The first step to setting up the automated analysis is to set the basis of the analysis. In this step, the run number is set, the samples are named and the run letters (i.e. run 89a) for each sample are set. After this the parameters for the analysis are set. This tells the program the limits of the analysis, such as the maximum number of particles to count, the minimum and maximum sizes for particle analysis, the maximum amount of time, etc. This also sets the magnification for the analysis. In this experiment, the analyses were set to analyze up to 500 particles (up to 1000 in run #94) from each leaf portion. The particle size limits set for this experiment were 0.12 µm minimum and 10.63 µm maximum. The maximum time set was 5 hours. The magnification for this experiment was set at 1000x.

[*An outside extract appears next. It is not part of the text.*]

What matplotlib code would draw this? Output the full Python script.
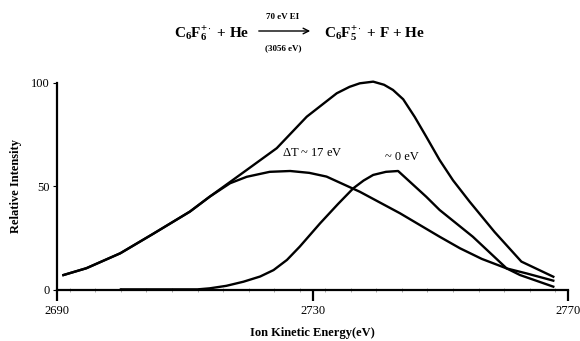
import matplotlib
matplotlib.use('Agg')
import matplotlib.pyplot as plt
from matplotlib.ticker import MultipleLocator

plt.rcParams.update({
    'font.family': 'Liberation Serif',
    'mathtext.fontset': 'custom',
    'mathtext.rm': 'Liberation Serif',
    'mathtext.bf': 'Liberation Serif:bold',
    'mathtext.it': 'Liberation Serif:italic',
})

# ── data ──────────────────────────────────────────────────────────────
total_x = [2691.0, 2694.6, 2699.9, 2705.0, 2710.8, 2713.9, 2719.7, 2724.4, 2729.1,
           2733.8, 2735.8, 2737.4, 2739.5, 2741.2, 2742.6, 2744.2, 2746.0, 2747.8,
           2749.9, 2752.0, 2754.6, 2758.5, 2762.7, 2767.7]
total_y = [7.2, 10.5, 17.7, 27.0, 37.8, 45.0, 57.9, 68.4, 83.6,
           94.9, 98.0, 99.7, 100.5, 99.0, 96.5, 92.0, 83.5, 74.0,
           62.7, 52.9, 42.6, 28.0, 13.7, 6.4]

hot_x = [2691.0, 2694.6, 2699.9, 2705.0, 2710.8, 2713.9, 2717.1, 2719.7, 2723.3,
         2726.5, 2729.5, 2732.2, 2737.4, 2743.7, 2749.9, 2753.1, 2756.5, 2760.4,
         2763.5, 2767.7]
hot_y = [7.2, 10.5, 17.7, 27.0, 37.8, 45.0, 51.5, 54.6, 57.0,
         57.4, 56.5, 54.7, 47.4, 37.0, 25.7, 20.1, 15.0, 10.4,
         8.0, 4.5]

cold_x = [2700.0, 2712.0, 2713.9, 2716.5, 2719.2, 2721.8, 2723.9, 2726.0, 2728.0,
          2731.2, 2734.0, 2736.4, 2738.0, 2739.5, 2741.5, 2743.4, 2747.8, 2749.9,
          2755.1, 2760.4, 2762.5, 2767.7]
cold_y = [0.3, 0.3, 0.8, 2.0, 4.0, 6.5, 9.6, 14.5, 20.9,
          32.2, 41.5, 49.1, 52.8, 55.5, 57.0, 57.4, 45.0, 38.6,
          25.7, 10.4, 7.2, 1.6]

x_ticks = [2690, 2730, 2770]
y_ticks = [0, 50, 100]

fig = plt.figure(figsize=(5.8, 3.41), dpi=100)
ax = fig.add_axes([0.0983, 0.1496, 0.8810, 0.6079])

for xs, ys in [(total_x, total_y), (hot_x, hot_y), (cold_x, cold_y)]:
    ax.plot(xs, ys, color='black', lw=1.7, clip_on=False, solid_joinstyle='round')

ax.set_xlim(2690, 2770)
ax.set_ylim(0, 100)
ax.set_xticks(x_ticks)
ax.set_yticks(y_ticks)
ax.xaxis.set_minor_locator(MultipleLocator(4))
ax.tick_params(axis='x', which='major', direction='out', length=8, width=1.6,
               labelsize=9, pad=3)
ax.tick_params(axis='x', which='minor', direction='inout', length=3, width=0.5,
               color='#888888')
ax.tick_params(axis='y', which='major', direction='out', length=3, width=0.8,
               labelsize=9, pad=2)
for s in ['top', 'right']:
    ax.spines[s].set_visible(False)
for s in ['left', 'bottom']:
    ax.spines[s].set_linewidth(1.6)

ax.set_xlabel('Ion Kinetic Energy(eV)', fontsize=9, fontweight='bold', labelpad=7)
ax.set_ylabel('Relative Intensity', fontsize=9, fontweight='bold', labelpad=7)

ax.text(2730, 66, r'$\Delta$T ~ 17 eV', fontsize=9, ha='center', va='center')
ax.text(2744, 64, '~ 0 eV', fontsize=9, ha='center', va='center')

# ── reaction header ───────────────────────────────────────────────────
W, H = 580.0, 341.0
def fx(p):
    return p / W
def fy(p):
    return 1 - p / H

fig.text(fx(174), fy(34), r'$\mathbf{C_6F_6^{+\cdot}}$' + ' + He', fontsize=11,
         fontweight='bold', ha='left', va='center')
fig.text(fx(324), fy(34), r'$\mathbf{C_6F_5^{+\cdot}}$' + ' + F + He', fontsize=11,
         fontweight='bold', ha='left', va='center')
fig.text(fx(283), fy(17), '70 eV EI', fontsize=6.5, fontweight='bold',
         ha='center', va='center')
fig.text(fx(283), fy(48), '(3056 eV)', fontsize=6.5, fontweight='bold',
         ha='center', va='center')
fig.patches.append(matplotlib.patches.FancyArrowPatch(
    (fx(256), fy(31)), (fx(313), fy(31)), transform=fig.transFigure,
    arrowstyle='->', mutation_scale=10, lw=1.0, color='black'))

fig.savefig('out.png', dpi=100)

The next step is to set the stage coordinates for each leaf sample. This sets the corners of the area of each leaf to be analyzed, which, in this experiment, was a quadrilateral. This also sets the focus for each coordinate, so that if the sampling surface is not flat, the computer can calculate the slope of the surface and set the focus for each part of the surface.

The final step in setting up the automated analysis is setting the particle detection threshold (fig.2a). This setting ensures that the background surface (in this case, the leaf surface) is not analyzed, by setting the minimum brightness of particles that are analyzed. This is set so that the maximum number of particles possible and the least possible background “noise” (folds in the leaf surface, etc.) will be analyzed.

The automated analysis measures two aspects of the particles. First, the computer calculates the average diameter (Dave), which is the average of 16 different diameters of the particle. Next, the SEM does an x-ray analysis of the particle, which determines which elements are present in the particle. This spectrum (see fig.2b), along with the average diameter and the coordinates of the particle, is stored in the memory so that the data can be viewed at a later time. For every tenth particle, a digital image of the particle was stored.

The data collected from the automated analysis were stored on two 100-megabyte Zip™ disks. This data was opened on a PC using the Zepview™ program, a program made for viewing data from automated analyses. From there, the data was exported into Microsoft Excel format. Excel was used to determine median Dave, concentrations, and chemical classification statistics of the particles, after which the different leaves were compared. These comparisons were displayed in graphs (averages and standard error are shown).

The preparation, analysis, and data analysis steps were repeated five times. Three of these runs were repeated using the same sample. The dates of the runs were 11/1/98 (#87), 11/2/98 (#88/89), 1/22/99 (#93), 1/23/99 (#94), 2/9/99 (#97/98), 2/18/99 (#99), 3/5/99 (#123) and 3/6/99 (#124) (see chart). Two of the runs (#87 and #123) were discarded because of problems with the automated analysis.